Legal and political career

After graduating from Harvard Law School in 1875, he moved to Colorado where he set up a law practice. In the late 1890s and early 1900s, one of the partners in his practice was Charles W. Waterman, later a United States senator.

From 1876 to 1879 he served as a district attorney in Colorado. In 1879, Wolcott moved to Denver, where he began his political career as a Colorado state senator (1879–1882). In 1889, he was chosen to represent Colorado in the U.S. Senate, as a member of the Republican Party. When he entered Congress, he was the youngest member of the Senate.

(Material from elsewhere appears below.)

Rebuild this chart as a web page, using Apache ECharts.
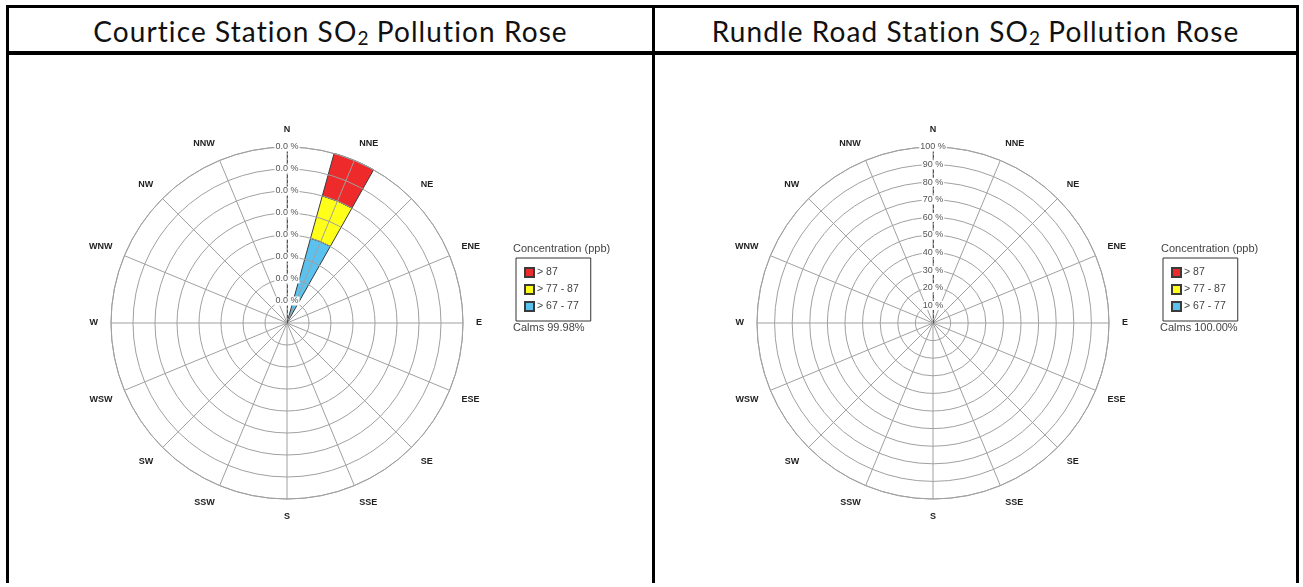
<!DOCTYPE html>
<html>
<head>
<meta charset="utf-8">
<title>SO2 Pollution Rose</title>
<script src="https://cdn.jsdelivr.net/npm/echarts@6/dist/echarts.min.js"></script>
<style>
  html, body { margin: 0; padding: 0; background: #ffffff; }
  body { width: 1303px; height: 587px; position: relative; overflow: hidden; }
  .line { position: absolute; background: #000000; }
  .title {
    position: absolute; top: 8px; height: 43px; line-height: 47px;
    text-align: center; font-family: Lato, "Open Sans", sans-serif;
    font-size: 28px; letter-spacing: 1.1px; color: #111111;
  }
  .title sub { font-size: 19px; vertical-align: -3px; line-height: 0; letter-spacing: 0; }
  #chart { position: absolute; left: 0; top: 0; width: 1303px; height: 587px; }
</style>
</head>
<body>
<!-- table frame -->
<div class="line" style="left:6px; top:5px; width:1293px; height:3px;"></div>
<div class="line" style="left:6px; top:51px; width:1293px; height:4px;"></div>
<div class="line" style="left:6px; top:5px; width:3px; height:578px;"></div>
<div class="line" style="left:652px; top:5px; width:3px; height:578px;"></div>
<div class="line" style="left:1296px; top:5px; width:3px; height:578px;"></div>
<div class="title" style="left:9px; width:643px;">Courtice Station SO<sub>2</sub> Pollution Rose</div>
<div class="title" style="left:655px; width:641px;">Rundle Road Station SO<sub>2</sub> Pollution Rose</div>

<div id="chart"></div>

<script>
// 16 compass sectors, clockwise from north
const directions = ['N', 'NNE', 'NE', 'ENE', 'E', 'ESE', 'SE', 'SSE',
                    'S', 'SSW', 'SW', 'WSW', 'W', 'WNW', 'NW', 'NNW'];
const bandNames = ['> 67 - 77', '> 77 - 87', '> 87'];   // inner -> outer
const legendOrder = ['> 87', '> 77 - 87', '> 67 - 77'];

// Courtice: frequency (%) per direction for each concentration band
const courtice67 = [0, 0.01, 0, 0, 0, 0, 0, 0, 0, 0, 0, 0, 0, 0, 0, 0];
const courtice77 = [0, 0.005, 0, 0, 0, 0, 0, 0, 0, 0, 0, 0, 0, 0, 0, 0];
const courtice87 = [0, 0.005, 0, 0, 0, 0, 0, 0, 0, 0, 0, 0, 0, 0, 0, 0];
const courticeMax = 0.02;
const courticeStep = 0.0025;
const courticeCalms = 'Calms 99.98%';

// Rundle Road: no exceedances at all
const rundle67 = [0, 0, 0, 0, 0, 0, 0, 0, 0, 0, 0, 0, 0, 0, 0, 0];
const rundle77 = [0, 0, 0, 0, 0, 0, 0, 0, 0, 0, 0, 0, 0, 0, 0, 0];
const rundle87 = [0, 0, 0, 0, 0, 0, 0, 0, 0, 0, 0, 0, 0, 0, 0, 0];
const rundleMax = 100;
const rundleStep = 10;
const rundleCalms = 'Calms 100.00%';

const legendTitle = 'Concentration (ppb)';
const bandColors = ['#5bc2ef', '#ffff1a', '#ee2a2a'];
const gridColor = '#a0a0a0';
const smallFont = 'Arial, "Liberation Sans", sans-serif';

const chart = echarts.init(document.getElementById('chart'));

// sectors are bands centred on the compass points, so the axis starts half a sector early
const halfSector = 360 / directions.length / 2;

function angleAxis(idx) {
  return {
    polarIndex: idx,
    type: 'category',
    data: directions,
    boundaryGap: true,
    startAngle: 90 + halfSector,
    clockwise: true,
    z: 10,
    axisLine: { lineStyle: { color: gridColor, width: 1 } },
    axisTick: { show: false, alignWithLabel: true },
    axisLabel: {
      margin: 13,
      fontFamily: smallFont,
      fontSize: 9,
      fontWeight: 'bold',
      color: '#222'
    },
    splitLine: { show: true, lineStyle: { color: gridColor, width: 1 } }
  };
}

function ringAxis(idx, max, step) {
  return {
    polarIndex: idx,
    type: 'value',
    min: 0,
    max: max,
    interval: step,
    z: 10,
    axisLine: { show: false },
    axisTick: { show: false },
    axisLabel: { show: false },
    splitLine: { show: true, lineStyle: { color: gridColor, width: 1 } }
  };
}

// overlay: dashed north spoke carrying the percentage labels
function northAxis(idx, max, step, fmt) {
  return {
    polarIndex: idx,
    type: 'value',
    min: 0,
    max: max,
    interval: step,
    z: 12,
    axisLine: { lineStyle: { color: '#555', type: [3, 2], width: 1 } },
    axisTick: { show: false },
    axisLabel: {
      showMinLabel: false,
      margin: 0,
      align: 'center',
      verticalAlign: 'middle',
      fontFamily: smallFont,
      fontSize: 9,
      color: '#555',
      backgroundColor: '#fff',
      padding: [0, 1],
      formatter: fmt
    },
    splitLine: { show: false }
  };
}

function hiddenAngle(idx) {
  return { polarIndex: idx, type: 'value', min: 0, max: 360, startAngle: 90, show: false };
}

function roseSeries(idx, bands) {
  return bands.map((vals, k) => ({
    name: bandNames[k],
    type: 'bar',
    coordinateSystem: 'polar',
    polarIndex: idx,
    stack: 'rose' + idx,
    barWidth: '62%',
    data: vals,
    itemStyle: { color: bandColors[k], borderColor: '#3a3a3a', borderWidth: 1 },
    emphasis: { disabled: true }
  }));
}

function legendBox(left) {
  return {
    data: legendOrder,
    orient: 'vertical',
    left: left,
    top: 258,
    icon: 'rect',
    itemWidth: 9,
    itemHeight: 9,
    itemGap: 6,
    padding: [9, 12, 9, 8],
    borderColor: '#333',
    borderWidth: 1,
    textStyle: { fontFamily: smallFont, fontSize: 10.5, color: '#444', padding: [0, 0, 0, -2] }
  };
}

function sideText(left, top, text) {
  return {
    type: 'text',
    left: left,
    top: top,
    style: { text: text, fontFamily: smallFont, fontSize: 11, fill: '#444' }
  };
}

const option = {
  animation: false,
  polar: [
    { center: [287, 323], radius: 176 },
    { center: [933, 323], radius: 176 },
    { center: [287, 323], radius: 176 },
    { center: [933, 323], radius: 176 }
  ],
  angleAxis: [angleAxis(0), angleAxis(1), hiddenAngle(2), hiddenAngle(3)],
  radiusAxis: [
    ringAxis(0, courticeMax, courticeStep),
    ringAxis(1, rundleMax, rundleStep),
    northAxis(2, courticeMax, courticeStep, v => v.toFixed(1) + ' %'),
    northAxis(3, rundleMax, rundleStep, v => v + ' %')
  ],
  legend: [legendBox(516), legendBox(1163)],
  graphic: [
    sideText(513, 243, legendTitle),
    sideText(513, 322, courticeCalms),
    sideText(1161, 243, legendTitle),
    sideText(1160, 322, rundleCalms)
  ],
  series: [
    ...roseSeries(0, [courtice67, courtice77, courtice87]),
    ...roseSeries(1, [rundle67, rundle77, rundle87])
  ]
};

chart.setOption(option);
</script>
</body>
</html>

He was reelected in 1895, and was an unsuccessful candidate for reelection in 1901, 1902 and 1903.

While in Washington, D.C., Wolcott was a leading advocate for the coinage of silver. In 1897, President McKinley named him chairman of the commission sent to Europe to report on international bimetallism. He was a popular host and guest in Washington society. He was chairman of the Committee on Civil Service and Retrenchment (51st and 52nd Congresses), and the Committee on Post Office and Post Roads (54th through 56th Congresses).

In 1900, Wolcott was denied renomination to the Senate, which ended his political career. He once again took up the practice of law in Colorado, and maintained that practice until his death.

Personal life
In 1890, Wolcott was married to Frances Esther (née Metcalfe) Bass (1851–1933) by The Rev. Francis Lobdell at St. Paul's Cathedral in Buffalo, New York. Frances, the widow of U.S. Representative Lyman K. Bass, was the daughter of James Harvey Metcalfe and Erzelia Frances ( Stetson) Metcalfe of Buffalo. From her first marriage, she was the mother of Lyman M. Bass, the U.S. Attorney for the Western District of New York. They later divorced in 1899.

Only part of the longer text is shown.